■ Exercise prompt ■
Scan the listing below and copy every line holding "code".

■ Items ■

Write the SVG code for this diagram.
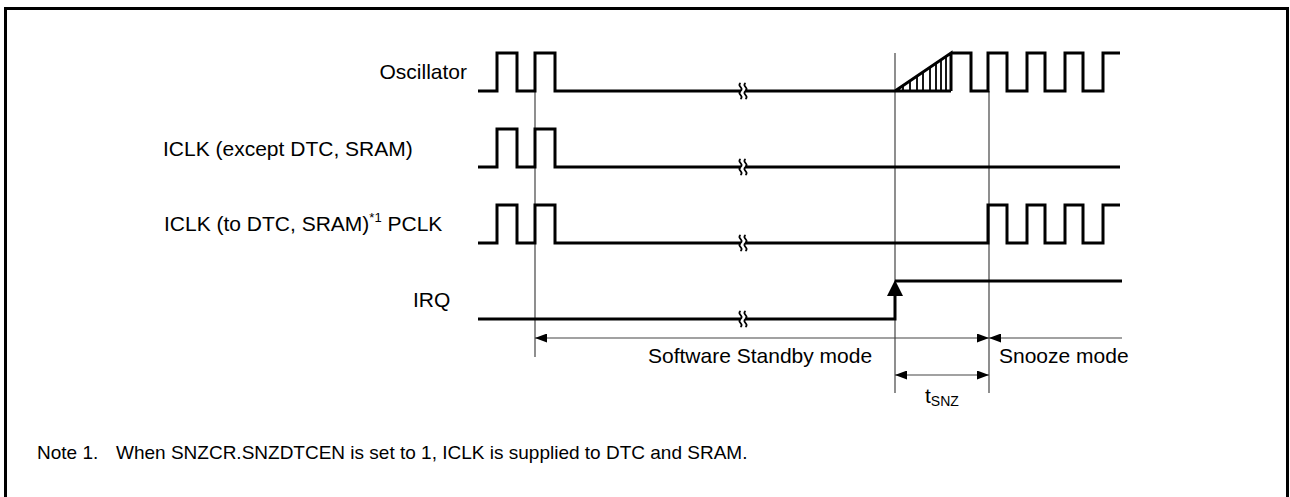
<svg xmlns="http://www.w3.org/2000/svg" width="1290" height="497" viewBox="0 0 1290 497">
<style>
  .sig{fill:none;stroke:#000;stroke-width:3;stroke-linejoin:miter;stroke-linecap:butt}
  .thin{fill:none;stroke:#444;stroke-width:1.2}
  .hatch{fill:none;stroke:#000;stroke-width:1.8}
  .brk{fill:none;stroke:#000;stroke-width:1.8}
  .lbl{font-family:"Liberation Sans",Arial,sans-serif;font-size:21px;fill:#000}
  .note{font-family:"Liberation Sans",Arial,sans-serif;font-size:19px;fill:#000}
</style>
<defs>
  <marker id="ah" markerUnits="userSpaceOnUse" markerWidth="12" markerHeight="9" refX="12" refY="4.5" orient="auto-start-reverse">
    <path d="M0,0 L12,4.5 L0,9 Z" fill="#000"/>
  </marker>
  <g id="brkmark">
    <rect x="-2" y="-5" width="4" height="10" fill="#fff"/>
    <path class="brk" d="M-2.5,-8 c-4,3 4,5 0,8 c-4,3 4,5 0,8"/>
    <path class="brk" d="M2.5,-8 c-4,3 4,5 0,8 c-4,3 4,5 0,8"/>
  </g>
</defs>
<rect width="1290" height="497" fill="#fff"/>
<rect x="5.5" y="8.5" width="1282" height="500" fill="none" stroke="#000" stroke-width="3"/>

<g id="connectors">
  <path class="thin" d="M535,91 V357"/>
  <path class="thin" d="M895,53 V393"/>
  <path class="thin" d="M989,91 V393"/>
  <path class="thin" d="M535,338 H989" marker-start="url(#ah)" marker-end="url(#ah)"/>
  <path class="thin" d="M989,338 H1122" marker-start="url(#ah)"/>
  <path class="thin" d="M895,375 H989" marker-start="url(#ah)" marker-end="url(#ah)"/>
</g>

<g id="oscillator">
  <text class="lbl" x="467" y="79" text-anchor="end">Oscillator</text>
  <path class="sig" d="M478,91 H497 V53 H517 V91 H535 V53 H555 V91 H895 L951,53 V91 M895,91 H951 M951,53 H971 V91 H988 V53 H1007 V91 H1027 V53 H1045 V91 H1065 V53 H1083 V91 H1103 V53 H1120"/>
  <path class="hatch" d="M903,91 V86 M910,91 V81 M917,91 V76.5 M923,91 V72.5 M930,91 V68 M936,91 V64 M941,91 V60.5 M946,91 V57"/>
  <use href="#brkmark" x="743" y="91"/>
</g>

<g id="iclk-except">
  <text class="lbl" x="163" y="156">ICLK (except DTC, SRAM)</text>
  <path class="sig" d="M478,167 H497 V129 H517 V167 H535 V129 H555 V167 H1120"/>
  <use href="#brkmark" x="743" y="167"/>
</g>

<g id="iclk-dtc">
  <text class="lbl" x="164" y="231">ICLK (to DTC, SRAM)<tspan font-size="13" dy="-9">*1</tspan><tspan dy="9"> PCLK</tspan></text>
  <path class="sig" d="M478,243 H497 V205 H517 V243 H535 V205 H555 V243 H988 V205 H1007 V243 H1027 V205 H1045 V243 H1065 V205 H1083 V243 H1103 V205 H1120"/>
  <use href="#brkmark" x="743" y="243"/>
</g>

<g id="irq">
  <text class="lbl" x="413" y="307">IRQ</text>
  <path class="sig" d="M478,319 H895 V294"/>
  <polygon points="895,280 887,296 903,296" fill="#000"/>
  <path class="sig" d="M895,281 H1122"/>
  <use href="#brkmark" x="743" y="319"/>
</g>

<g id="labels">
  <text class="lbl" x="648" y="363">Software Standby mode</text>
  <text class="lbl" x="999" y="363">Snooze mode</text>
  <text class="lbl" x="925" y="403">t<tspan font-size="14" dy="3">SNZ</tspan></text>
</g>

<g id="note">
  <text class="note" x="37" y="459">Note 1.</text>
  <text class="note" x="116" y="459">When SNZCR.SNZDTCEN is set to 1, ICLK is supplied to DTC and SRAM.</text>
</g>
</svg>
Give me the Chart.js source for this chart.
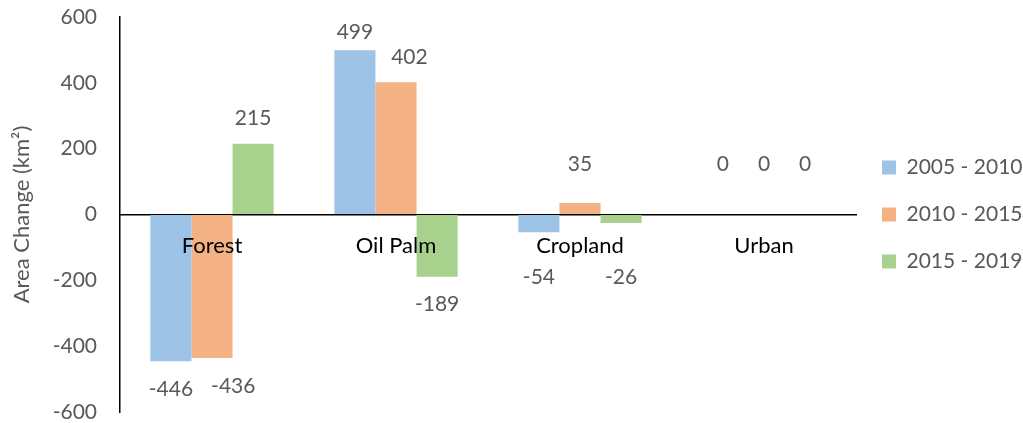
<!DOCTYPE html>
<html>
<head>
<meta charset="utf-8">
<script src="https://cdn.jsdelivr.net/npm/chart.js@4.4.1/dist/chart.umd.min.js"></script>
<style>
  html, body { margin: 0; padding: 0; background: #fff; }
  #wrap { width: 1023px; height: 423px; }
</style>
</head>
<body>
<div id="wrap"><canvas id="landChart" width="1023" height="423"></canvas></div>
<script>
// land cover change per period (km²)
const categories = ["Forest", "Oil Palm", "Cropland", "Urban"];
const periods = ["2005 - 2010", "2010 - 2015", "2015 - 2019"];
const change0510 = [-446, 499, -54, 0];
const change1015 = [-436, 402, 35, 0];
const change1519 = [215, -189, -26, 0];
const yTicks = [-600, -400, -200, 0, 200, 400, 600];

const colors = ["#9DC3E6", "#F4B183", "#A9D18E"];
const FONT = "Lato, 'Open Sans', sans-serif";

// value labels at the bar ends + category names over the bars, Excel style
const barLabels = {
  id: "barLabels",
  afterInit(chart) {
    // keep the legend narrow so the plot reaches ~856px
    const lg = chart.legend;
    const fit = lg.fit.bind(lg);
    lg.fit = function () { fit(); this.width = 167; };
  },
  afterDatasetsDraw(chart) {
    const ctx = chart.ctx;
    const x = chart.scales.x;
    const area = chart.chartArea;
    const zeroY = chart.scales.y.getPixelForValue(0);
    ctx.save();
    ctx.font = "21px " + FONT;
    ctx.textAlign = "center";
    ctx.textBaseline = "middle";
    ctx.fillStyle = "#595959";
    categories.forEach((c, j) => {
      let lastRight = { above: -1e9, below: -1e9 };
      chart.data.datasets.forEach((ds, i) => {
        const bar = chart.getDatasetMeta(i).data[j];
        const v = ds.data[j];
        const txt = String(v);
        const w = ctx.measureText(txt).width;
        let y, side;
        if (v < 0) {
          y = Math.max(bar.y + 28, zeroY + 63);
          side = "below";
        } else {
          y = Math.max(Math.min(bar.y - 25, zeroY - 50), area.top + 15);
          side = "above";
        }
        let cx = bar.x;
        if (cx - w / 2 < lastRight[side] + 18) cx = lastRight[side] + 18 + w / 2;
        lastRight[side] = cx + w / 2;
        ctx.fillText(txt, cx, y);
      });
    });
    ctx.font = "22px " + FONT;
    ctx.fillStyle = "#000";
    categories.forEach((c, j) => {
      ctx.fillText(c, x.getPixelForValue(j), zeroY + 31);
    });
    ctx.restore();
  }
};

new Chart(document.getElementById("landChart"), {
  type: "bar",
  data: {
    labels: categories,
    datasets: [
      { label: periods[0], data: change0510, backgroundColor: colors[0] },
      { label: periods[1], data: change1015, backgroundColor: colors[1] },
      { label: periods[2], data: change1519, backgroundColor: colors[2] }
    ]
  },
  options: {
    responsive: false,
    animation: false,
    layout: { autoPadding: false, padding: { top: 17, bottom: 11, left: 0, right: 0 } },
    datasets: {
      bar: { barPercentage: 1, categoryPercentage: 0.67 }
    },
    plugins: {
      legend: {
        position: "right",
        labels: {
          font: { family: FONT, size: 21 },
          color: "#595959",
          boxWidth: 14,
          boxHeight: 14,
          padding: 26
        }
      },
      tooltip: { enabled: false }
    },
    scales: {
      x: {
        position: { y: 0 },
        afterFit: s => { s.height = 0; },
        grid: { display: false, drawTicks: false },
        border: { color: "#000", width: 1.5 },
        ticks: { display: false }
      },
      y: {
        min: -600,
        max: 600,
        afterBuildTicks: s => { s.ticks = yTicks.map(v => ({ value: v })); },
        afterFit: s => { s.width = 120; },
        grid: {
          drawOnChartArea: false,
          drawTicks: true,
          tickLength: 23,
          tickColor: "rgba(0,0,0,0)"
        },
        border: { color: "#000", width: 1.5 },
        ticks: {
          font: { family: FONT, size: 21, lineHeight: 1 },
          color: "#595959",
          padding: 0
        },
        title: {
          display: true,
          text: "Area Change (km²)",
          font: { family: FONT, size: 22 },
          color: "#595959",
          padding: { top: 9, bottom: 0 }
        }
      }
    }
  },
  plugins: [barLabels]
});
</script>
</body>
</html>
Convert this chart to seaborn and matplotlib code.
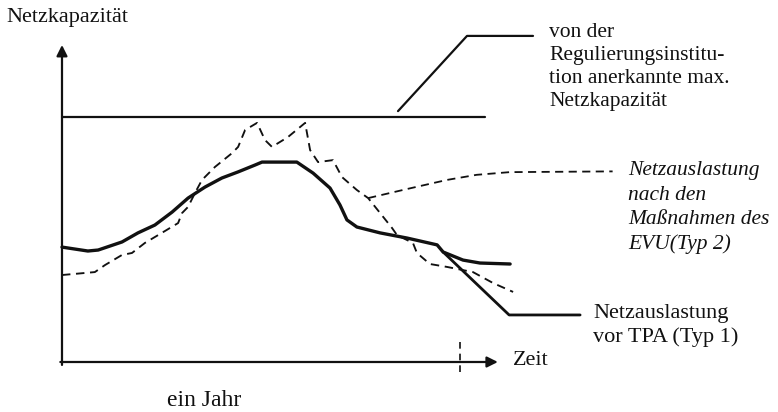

■ Final result ■
Write the SVG code for this diagram.
Convert this chart to seaborn and matplotlib code.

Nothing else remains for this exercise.